▸ **WHAT IS NEEDED**
Copy out each line that mentions the word "this".

▸ **Rows from a dataset of charts and code**
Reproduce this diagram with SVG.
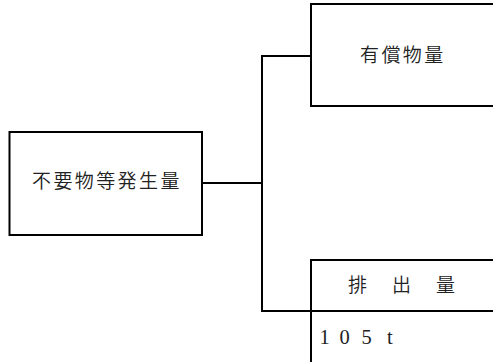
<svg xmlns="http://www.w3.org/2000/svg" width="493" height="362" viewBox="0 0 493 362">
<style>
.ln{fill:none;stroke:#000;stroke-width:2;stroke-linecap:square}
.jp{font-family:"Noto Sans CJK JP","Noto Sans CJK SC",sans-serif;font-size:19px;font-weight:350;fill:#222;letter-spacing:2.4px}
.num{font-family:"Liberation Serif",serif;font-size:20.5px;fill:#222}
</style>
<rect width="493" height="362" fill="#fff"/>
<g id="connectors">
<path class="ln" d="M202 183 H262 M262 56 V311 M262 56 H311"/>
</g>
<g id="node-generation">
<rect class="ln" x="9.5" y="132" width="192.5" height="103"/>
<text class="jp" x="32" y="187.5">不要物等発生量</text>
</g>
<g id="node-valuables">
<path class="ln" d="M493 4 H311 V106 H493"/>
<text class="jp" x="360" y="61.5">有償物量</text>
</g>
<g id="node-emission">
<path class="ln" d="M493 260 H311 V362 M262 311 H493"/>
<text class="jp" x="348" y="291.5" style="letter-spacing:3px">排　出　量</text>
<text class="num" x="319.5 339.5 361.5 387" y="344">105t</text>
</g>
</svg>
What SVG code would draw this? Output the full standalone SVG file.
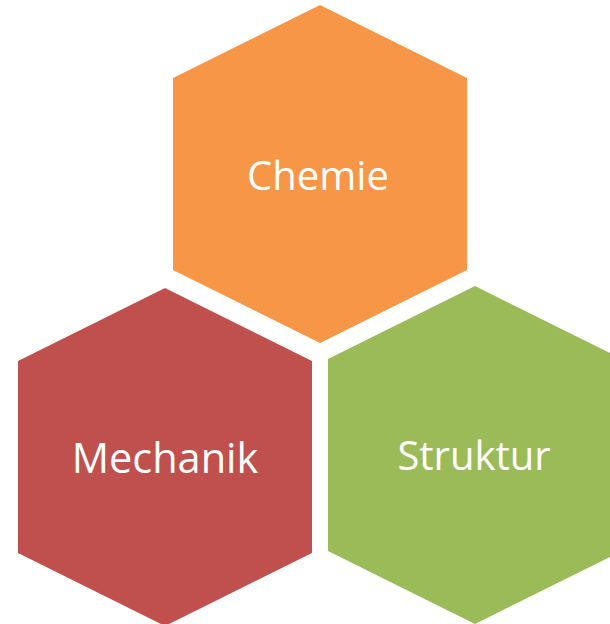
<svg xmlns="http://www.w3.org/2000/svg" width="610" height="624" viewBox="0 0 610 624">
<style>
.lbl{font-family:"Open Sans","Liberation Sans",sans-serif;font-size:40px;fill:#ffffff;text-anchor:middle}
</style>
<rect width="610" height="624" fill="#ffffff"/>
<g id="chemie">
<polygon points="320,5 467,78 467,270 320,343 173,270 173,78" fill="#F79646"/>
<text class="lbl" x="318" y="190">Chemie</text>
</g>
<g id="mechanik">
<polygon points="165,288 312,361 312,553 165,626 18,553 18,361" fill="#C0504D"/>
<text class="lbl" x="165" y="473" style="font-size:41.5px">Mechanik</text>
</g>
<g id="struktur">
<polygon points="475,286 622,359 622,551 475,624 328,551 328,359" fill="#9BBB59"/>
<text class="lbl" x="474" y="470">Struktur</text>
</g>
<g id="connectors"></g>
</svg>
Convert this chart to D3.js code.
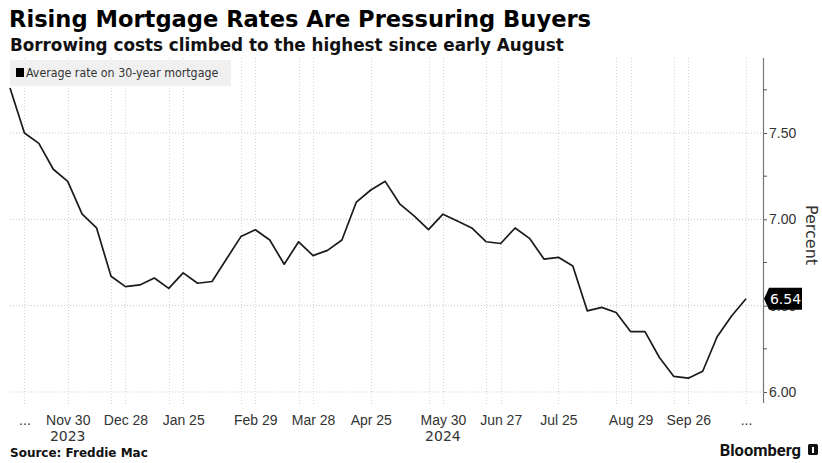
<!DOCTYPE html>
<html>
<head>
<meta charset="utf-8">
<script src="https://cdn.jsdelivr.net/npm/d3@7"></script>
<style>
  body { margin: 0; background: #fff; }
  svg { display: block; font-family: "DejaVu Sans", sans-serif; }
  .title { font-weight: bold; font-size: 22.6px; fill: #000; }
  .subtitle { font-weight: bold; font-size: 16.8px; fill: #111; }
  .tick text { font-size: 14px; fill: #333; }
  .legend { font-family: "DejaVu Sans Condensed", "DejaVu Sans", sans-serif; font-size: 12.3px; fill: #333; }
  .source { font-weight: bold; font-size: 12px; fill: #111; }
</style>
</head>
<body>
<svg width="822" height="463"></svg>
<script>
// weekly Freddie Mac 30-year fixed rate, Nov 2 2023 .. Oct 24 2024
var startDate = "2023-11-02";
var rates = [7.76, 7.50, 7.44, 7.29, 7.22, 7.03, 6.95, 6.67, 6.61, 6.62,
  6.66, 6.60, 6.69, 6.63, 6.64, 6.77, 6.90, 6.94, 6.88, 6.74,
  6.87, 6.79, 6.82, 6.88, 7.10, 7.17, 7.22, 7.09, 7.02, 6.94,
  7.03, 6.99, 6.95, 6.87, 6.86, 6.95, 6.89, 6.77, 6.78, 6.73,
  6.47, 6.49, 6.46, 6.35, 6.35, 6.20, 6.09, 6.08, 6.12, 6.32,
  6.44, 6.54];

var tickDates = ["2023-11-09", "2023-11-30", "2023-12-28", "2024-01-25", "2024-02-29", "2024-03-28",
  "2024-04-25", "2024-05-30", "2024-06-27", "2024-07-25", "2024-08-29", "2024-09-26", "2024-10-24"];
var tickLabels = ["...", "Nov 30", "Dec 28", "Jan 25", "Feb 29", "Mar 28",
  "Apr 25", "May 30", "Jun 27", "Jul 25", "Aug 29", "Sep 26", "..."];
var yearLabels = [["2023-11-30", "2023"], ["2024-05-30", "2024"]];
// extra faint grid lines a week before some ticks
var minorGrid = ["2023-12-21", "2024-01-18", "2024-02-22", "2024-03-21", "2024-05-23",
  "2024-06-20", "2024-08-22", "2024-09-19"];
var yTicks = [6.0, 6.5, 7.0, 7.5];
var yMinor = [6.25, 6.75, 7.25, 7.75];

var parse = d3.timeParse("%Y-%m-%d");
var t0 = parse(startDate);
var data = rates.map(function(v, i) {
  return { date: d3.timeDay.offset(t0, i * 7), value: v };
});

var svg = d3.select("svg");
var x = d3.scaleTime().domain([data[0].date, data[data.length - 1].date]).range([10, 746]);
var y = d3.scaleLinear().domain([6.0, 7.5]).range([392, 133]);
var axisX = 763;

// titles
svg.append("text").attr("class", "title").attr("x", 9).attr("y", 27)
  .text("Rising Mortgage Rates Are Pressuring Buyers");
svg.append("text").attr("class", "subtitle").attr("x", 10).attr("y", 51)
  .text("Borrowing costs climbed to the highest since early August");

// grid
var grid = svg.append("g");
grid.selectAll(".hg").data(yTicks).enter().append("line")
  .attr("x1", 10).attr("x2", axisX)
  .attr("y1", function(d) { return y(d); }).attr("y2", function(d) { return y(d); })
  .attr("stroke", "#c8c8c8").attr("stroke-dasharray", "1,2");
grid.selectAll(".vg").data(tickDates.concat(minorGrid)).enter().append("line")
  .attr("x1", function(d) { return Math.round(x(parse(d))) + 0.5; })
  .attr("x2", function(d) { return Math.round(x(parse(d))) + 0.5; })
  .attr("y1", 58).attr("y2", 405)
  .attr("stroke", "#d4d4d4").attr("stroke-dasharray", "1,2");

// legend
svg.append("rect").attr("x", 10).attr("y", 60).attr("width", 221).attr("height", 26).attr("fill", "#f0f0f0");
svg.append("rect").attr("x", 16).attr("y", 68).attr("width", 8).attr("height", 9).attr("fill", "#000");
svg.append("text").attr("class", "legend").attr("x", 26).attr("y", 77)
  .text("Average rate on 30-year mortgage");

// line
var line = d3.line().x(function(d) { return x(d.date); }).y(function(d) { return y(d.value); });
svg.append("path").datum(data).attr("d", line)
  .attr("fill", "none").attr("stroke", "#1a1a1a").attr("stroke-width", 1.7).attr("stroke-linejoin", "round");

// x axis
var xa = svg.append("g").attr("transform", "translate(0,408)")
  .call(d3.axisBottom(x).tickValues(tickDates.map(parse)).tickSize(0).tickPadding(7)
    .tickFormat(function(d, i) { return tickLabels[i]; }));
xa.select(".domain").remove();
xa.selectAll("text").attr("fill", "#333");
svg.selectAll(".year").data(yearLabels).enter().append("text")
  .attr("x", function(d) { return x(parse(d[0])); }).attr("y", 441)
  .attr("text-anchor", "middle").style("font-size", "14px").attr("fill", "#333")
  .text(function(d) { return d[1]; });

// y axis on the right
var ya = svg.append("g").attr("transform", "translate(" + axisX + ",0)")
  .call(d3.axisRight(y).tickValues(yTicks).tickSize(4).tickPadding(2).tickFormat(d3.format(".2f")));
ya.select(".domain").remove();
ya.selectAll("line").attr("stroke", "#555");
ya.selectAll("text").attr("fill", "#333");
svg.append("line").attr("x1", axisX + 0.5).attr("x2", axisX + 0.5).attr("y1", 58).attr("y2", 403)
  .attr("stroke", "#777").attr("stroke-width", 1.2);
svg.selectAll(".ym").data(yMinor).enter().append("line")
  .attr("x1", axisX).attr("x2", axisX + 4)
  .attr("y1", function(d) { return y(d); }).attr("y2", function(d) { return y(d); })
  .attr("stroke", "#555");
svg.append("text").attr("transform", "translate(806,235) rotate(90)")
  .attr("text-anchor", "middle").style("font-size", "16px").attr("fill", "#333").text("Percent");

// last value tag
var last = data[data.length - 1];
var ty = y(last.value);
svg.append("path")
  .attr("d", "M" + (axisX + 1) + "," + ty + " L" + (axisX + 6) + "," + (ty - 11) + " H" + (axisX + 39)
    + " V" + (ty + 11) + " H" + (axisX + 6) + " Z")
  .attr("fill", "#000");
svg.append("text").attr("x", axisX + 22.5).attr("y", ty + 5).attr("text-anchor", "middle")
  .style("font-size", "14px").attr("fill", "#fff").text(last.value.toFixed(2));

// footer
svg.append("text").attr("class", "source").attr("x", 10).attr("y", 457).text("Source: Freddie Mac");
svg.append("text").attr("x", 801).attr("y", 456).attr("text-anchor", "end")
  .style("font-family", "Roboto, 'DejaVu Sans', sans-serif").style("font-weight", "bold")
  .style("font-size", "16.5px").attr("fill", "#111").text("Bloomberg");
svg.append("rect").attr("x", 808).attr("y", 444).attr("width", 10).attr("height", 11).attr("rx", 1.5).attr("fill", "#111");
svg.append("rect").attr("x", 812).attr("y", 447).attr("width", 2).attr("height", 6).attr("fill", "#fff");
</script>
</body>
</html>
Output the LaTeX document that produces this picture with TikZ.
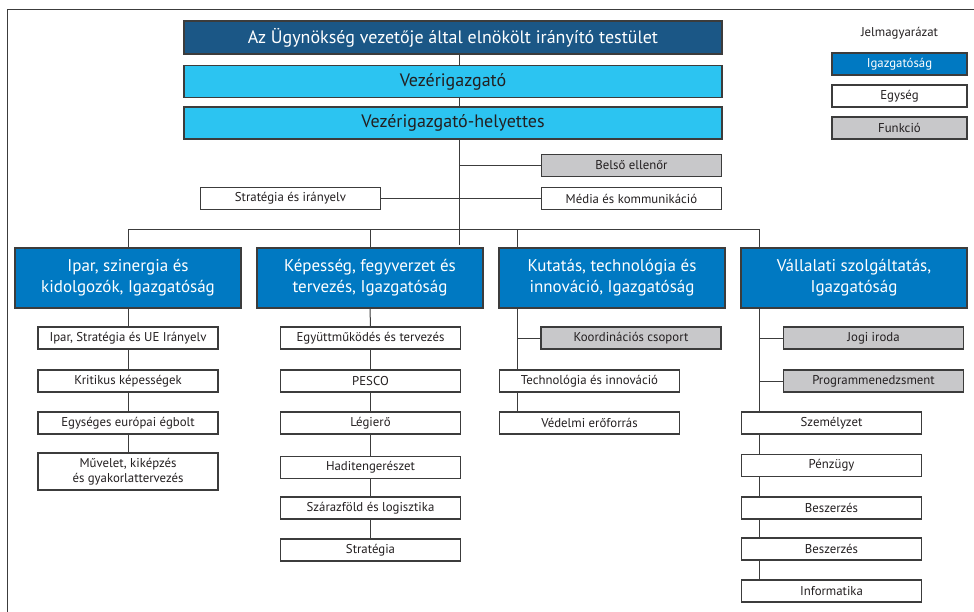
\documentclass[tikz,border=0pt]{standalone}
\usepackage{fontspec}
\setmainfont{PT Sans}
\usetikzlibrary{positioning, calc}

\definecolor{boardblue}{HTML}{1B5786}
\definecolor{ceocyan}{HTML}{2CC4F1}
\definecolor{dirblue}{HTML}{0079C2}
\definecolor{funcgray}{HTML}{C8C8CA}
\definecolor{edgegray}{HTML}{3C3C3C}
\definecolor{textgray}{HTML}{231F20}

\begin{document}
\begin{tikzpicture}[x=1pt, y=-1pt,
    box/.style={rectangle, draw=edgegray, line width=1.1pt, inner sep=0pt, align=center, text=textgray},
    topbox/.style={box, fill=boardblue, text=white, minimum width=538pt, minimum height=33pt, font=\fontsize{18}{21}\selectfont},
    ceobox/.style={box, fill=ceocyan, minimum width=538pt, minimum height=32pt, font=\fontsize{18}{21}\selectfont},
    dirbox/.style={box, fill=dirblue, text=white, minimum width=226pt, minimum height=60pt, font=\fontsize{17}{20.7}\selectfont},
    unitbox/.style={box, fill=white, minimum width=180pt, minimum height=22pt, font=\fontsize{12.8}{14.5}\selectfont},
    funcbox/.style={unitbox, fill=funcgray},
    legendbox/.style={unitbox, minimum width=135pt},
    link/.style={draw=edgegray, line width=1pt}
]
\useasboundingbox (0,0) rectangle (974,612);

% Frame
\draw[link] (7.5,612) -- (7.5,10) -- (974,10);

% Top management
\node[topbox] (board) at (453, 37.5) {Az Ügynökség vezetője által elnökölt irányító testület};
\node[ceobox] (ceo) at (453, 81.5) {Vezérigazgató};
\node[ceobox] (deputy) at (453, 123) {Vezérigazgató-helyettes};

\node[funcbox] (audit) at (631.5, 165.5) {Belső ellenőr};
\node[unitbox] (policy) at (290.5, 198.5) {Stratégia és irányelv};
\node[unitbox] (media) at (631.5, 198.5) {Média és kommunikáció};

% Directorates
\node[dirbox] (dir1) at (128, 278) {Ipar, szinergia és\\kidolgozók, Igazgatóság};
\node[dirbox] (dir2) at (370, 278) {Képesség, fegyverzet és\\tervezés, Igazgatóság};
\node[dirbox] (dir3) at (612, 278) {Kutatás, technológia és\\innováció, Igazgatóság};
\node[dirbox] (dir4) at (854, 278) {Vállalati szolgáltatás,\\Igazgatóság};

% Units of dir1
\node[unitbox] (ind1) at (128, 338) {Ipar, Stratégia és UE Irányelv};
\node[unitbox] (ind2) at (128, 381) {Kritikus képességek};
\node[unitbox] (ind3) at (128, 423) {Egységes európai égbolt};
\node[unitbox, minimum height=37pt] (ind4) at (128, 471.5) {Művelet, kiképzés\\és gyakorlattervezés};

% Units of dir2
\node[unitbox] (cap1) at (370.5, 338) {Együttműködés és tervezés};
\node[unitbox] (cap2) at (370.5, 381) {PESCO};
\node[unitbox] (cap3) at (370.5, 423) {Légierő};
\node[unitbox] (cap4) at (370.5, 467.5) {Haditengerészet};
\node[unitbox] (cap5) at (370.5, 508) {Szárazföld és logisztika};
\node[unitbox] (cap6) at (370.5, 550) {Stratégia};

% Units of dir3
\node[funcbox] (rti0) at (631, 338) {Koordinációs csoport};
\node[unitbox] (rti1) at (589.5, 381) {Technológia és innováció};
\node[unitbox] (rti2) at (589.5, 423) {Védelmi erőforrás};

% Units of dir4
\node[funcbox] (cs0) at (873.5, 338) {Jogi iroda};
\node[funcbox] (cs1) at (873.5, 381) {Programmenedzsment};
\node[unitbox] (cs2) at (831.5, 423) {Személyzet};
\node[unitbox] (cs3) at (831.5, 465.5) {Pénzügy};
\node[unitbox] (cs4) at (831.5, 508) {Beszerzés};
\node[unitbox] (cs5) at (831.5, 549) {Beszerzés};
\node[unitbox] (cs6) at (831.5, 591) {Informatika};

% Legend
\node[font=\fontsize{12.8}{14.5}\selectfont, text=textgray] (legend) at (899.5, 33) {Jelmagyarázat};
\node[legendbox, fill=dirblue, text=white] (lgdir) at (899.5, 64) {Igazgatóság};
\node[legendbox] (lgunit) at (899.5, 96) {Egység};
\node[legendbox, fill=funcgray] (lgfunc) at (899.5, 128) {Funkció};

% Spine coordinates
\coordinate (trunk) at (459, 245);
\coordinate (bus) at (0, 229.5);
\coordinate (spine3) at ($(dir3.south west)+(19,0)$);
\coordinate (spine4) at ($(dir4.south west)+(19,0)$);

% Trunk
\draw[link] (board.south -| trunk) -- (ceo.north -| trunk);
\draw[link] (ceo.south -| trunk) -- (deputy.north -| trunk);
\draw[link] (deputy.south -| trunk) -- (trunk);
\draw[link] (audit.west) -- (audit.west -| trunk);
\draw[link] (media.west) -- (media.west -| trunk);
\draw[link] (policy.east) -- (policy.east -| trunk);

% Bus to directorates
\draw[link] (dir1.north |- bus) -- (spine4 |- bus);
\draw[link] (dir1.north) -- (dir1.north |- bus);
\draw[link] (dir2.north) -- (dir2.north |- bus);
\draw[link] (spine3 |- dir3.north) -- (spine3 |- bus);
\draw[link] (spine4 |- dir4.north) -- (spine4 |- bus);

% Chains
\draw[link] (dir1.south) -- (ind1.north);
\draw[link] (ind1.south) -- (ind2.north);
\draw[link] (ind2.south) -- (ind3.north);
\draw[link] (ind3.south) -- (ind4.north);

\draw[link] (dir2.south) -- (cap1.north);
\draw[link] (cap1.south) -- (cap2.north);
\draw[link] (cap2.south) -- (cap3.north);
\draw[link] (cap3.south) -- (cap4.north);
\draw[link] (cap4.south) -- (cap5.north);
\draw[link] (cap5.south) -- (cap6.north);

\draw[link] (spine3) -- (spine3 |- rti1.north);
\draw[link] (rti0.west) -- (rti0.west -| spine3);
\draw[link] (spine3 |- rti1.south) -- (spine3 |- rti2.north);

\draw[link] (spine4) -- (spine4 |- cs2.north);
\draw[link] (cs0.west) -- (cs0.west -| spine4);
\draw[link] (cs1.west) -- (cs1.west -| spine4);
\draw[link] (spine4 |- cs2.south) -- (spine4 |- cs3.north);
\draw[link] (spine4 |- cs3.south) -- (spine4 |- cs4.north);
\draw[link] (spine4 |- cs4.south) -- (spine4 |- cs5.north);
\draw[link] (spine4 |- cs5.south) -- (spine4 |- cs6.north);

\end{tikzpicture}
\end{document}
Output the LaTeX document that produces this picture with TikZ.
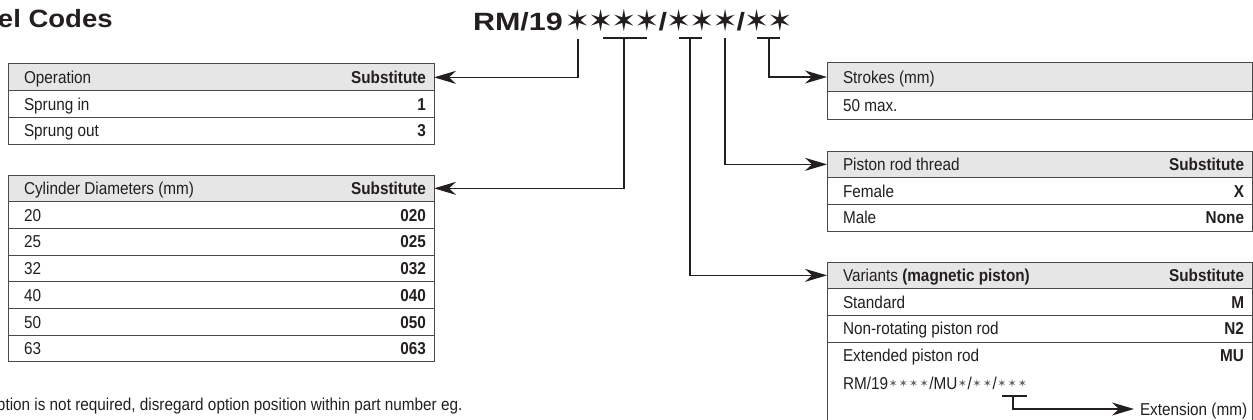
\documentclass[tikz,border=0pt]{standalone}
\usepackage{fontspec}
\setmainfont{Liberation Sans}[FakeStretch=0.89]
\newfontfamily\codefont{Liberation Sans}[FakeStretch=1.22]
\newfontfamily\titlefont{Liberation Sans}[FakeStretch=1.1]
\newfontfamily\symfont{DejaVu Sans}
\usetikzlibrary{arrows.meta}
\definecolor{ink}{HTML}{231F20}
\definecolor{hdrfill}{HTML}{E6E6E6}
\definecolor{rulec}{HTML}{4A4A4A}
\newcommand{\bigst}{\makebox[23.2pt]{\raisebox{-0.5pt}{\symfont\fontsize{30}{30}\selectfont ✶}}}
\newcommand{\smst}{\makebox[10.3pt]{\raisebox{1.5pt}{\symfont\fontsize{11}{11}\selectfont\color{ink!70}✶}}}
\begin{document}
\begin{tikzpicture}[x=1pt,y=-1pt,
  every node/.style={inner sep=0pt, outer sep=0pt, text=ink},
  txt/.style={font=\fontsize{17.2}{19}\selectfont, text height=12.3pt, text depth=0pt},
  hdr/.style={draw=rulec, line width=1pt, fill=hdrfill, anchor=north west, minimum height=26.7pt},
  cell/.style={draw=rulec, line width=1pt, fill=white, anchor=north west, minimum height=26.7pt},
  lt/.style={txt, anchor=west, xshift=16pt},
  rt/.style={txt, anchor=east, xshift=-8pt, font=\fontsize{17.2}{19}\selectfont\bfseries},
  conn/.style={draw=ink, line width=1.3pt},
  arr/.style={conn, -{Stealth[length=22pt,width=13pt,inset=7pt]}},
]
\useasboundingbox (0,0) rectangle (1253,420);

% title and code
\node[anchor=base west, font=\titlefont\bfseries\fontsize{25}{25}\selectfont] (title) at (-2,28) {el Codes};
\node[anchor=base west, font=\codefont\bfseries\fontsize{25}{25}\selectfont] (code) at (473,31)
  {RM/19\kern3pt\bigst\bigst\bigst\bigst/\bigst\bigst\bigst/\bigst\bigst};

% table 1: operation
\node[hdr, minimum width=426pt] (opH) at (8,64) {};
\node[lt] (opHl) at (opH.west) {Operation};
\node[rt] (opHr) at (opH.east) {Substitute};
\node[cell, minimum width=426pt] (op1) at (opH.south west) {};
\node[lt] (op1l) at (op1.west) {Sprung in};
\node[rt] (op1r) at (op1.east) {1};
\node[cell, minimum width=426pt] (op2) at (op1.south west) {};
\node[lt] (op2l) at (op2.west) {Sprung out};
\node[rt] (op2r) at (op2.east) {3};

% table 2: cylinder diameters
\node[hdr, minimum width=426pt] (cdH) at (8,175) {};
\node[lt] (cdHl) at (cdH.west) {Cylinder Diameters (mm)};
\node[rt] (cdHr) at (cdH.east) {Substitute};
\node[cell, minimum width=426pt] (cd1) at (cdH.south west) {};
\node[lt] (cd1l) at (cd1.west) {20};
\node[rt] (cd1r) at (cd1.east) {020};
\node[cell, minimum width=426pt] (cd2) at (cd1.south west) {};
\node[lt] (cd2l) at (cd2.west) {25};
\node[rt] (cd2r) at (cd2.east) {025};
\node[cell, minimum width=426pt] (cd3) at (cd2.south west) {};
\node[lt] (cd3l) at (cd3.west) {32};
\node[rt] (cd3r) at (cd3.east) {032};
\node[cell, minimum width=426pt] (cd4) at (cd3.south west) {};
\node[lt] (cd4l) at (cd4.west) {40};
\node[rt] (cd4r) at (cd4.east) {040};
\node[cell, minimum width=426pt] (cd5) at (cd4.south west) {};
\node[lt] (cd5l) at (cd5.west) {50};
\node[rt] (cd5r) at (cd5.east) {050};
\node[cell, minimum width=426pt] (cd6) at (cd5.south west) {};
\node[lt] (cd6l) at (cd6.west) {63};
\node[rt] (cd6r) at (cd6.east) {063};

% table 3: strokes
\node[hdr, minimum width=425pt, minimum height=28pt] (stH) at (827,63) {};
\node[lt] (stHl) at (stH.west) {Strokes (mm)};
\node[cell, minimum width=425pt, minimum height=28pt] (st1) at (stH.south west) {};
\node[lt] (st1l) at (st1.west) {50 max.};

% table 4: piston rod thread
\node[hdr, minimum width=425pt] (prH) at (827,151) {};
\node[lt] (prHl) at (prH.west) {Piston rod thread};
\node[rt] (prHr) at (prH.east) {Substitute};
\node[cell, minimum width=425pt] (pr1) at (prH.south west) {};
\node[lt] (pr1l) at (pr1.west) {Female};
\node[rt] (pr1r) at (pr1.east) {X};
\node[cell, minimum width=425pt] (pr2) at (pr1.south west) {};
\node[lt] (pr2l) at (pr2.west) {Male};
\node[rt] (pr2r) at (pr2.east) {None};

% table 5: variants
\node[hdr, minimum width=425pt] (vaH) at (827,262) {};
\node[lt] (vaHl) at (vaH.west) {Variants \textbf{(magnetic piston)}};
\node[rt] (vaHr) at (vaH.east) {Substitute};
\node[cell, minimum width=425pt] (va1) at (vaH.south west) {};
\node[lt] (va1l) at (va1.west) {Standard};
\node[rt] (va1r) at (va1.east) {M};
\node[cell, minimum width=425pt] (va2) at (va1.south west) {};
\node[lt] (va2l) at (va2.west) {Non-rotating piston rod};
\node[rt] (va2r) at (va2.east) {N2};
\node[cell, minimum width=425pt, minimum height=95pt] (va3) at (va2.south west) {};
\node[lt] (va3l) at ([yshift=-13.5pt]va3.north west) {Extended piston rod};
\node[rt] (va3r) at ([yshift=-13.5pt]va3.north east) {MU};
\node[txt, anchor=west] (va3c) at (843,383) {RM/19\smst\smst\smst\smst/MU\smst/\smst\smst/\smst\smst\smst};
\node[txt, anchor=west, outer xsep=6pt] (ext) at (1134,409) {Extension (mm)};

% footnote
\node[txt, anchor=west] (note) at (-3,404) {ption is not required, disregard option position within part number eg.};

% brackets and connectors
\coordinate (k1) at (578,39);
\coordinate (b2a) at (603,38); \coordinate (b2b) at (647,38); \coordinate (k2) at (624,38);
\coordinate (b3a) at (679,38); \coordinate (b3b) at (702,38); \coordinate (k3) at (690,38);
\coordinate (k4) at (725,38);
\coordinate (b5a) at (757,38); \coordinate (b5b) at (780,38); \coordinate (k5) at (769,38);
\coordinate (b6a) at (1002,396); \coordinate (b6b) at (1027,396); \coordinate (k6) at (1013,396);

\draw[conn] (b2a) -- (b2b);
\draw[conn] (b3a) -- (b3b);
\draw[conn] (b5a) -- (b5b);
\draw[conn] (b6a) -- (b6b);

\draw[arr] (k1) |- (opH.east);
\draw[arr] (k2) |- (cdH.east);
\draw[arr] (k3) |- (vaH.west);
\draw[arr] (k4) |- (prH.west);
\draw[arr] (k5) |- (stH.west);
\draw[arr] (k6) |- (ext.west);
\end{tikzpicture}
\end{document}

▸ **TASK OUTPUT**
Reproduce this diagram with SVG.
What SVG code would draw this? Output the full standalone SVG file.
Convert this chart to D3.js code.
Output the LaTeX document that produces this picture with TikZ.
Output the LaTeX document that produces this picture with TikZ.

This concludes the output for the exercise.